Standards-based education, an expansion of the Maine Learning Technology Initiative laptop program and school district consolidation top the list of reform initiatives promoted in recent years by the Maine Department of Education of former Commissioner Susan Gendron and Gov. John Baldacci.

What's the outlook for some of those initiatives when a new governor -- who prizes some form of further consolidation, charter schools, broadened school choice and an optional fifth year of high school -- takes office next month?

• Standards-based education isn't necessarily being ruled out. But it certainly won't rise to the top when it comes to policy initiatives to pursue.

The Re-Inventing Schools Coalition, the non-profit organization the state is relying on to spread the educational format to six pilot school districts won't see its state contract renewed when it expires in June. That doesn't mean the standards-based format dies an early death in Maine, just that the format won't be spread to new districts with the force and resources of the state behind it.

The six districts piloting the RISC model are in the early stages of implementing it; they're losing their state support for the RISC transition at a time when they're vulnerable to reverting to the traditional system, according to RISC co-founder Rick Shreiber.

By year three in the implementation process (the Maine districts are in years one and two), Schreiber said, RISC districts should be ready to serve as demonstration sites for the standards-based model.

The Maine districts could reach that stage, but their status as demonstration sites might not be enough of a spark for other districts that might have gone with the RISC approach with state support.

• The four-year state lease with Apple that secured MacBooks for more than half the state's high-school students and nearly all seventh- and eighth-grade students will come up for renewal while Gov.-elect Paul LePage is in office.

The Portland Press Herald last week reported that LePage is taking a look at the program, and wants to make sure it's used in classrooms effectively.

It'll be a few years before we have a clear idea about the fate of the Maine Learning Technology Initiative.

• In the same Press Herald article, LePage expressed an interest in continued school district consolidation.

He said he wouldn't pursue it, however, the same way the Baldacci administration has, though the LePage team has yet to put forth a proposal.

"I would like to see more consolidation and less superintendents," he told a group of Portland eighth graders.

That's exactly the idea that led Baldacci into school district consolidation, but local resistance largely impeded consolidation plans.

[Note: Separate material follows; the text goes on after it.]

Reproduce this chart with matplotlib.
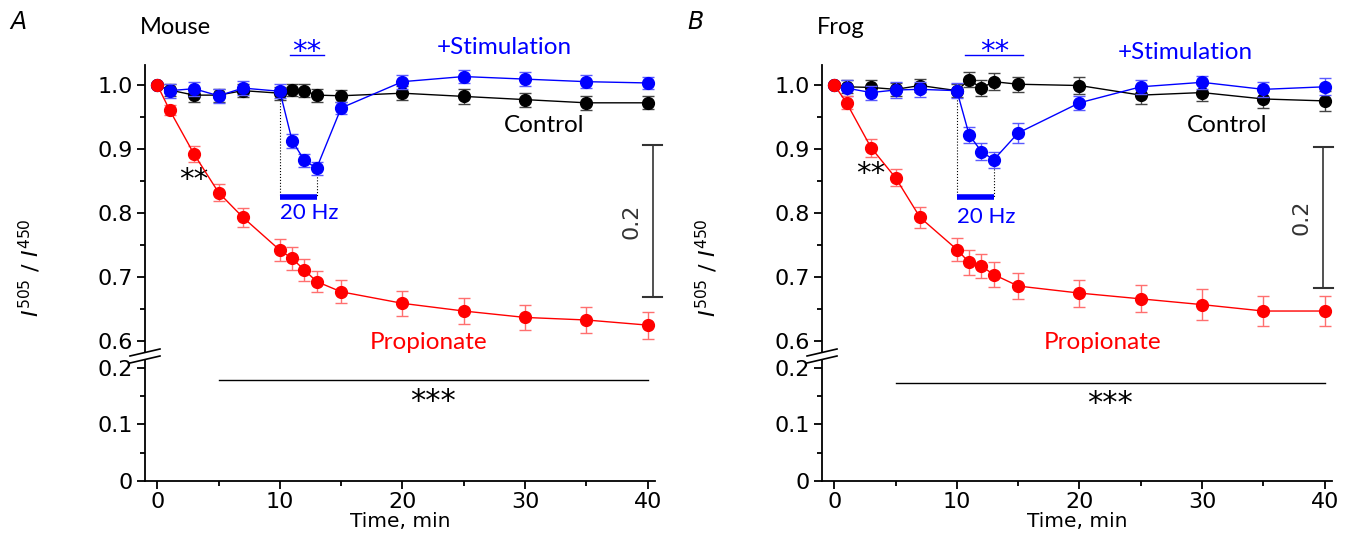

How LePage would overcome that and find more consolidation success is unknown.

Just as the fate of Baldacci-era education reforms is thrown into question, two superintendents who have championed the reforms are stepping down.

Regional School Unit 1 in the Bath area consolidated even before consolidation became the law of land. Bill Shuttleworth, the superintendent who oversaw the merger and even stuck up for the consolidation law in TV ads last year when it was challenged at the ballot box, said this week he plans to step down at the close of the school year.

In Hallowell-based RSU 2, Superintendent Donald Siviski has been a vocal advocate for the RISC model (RSU 2 is a RISC pilot district), the one-to-one laptop initiative (Siviski's district had laptops at the high school before most others), and consolidation (RSU 2 consolidated early on in the process). He announced his retirement plans earlier this month.

That's two fewer school superintendents carrying the torch for those reforms.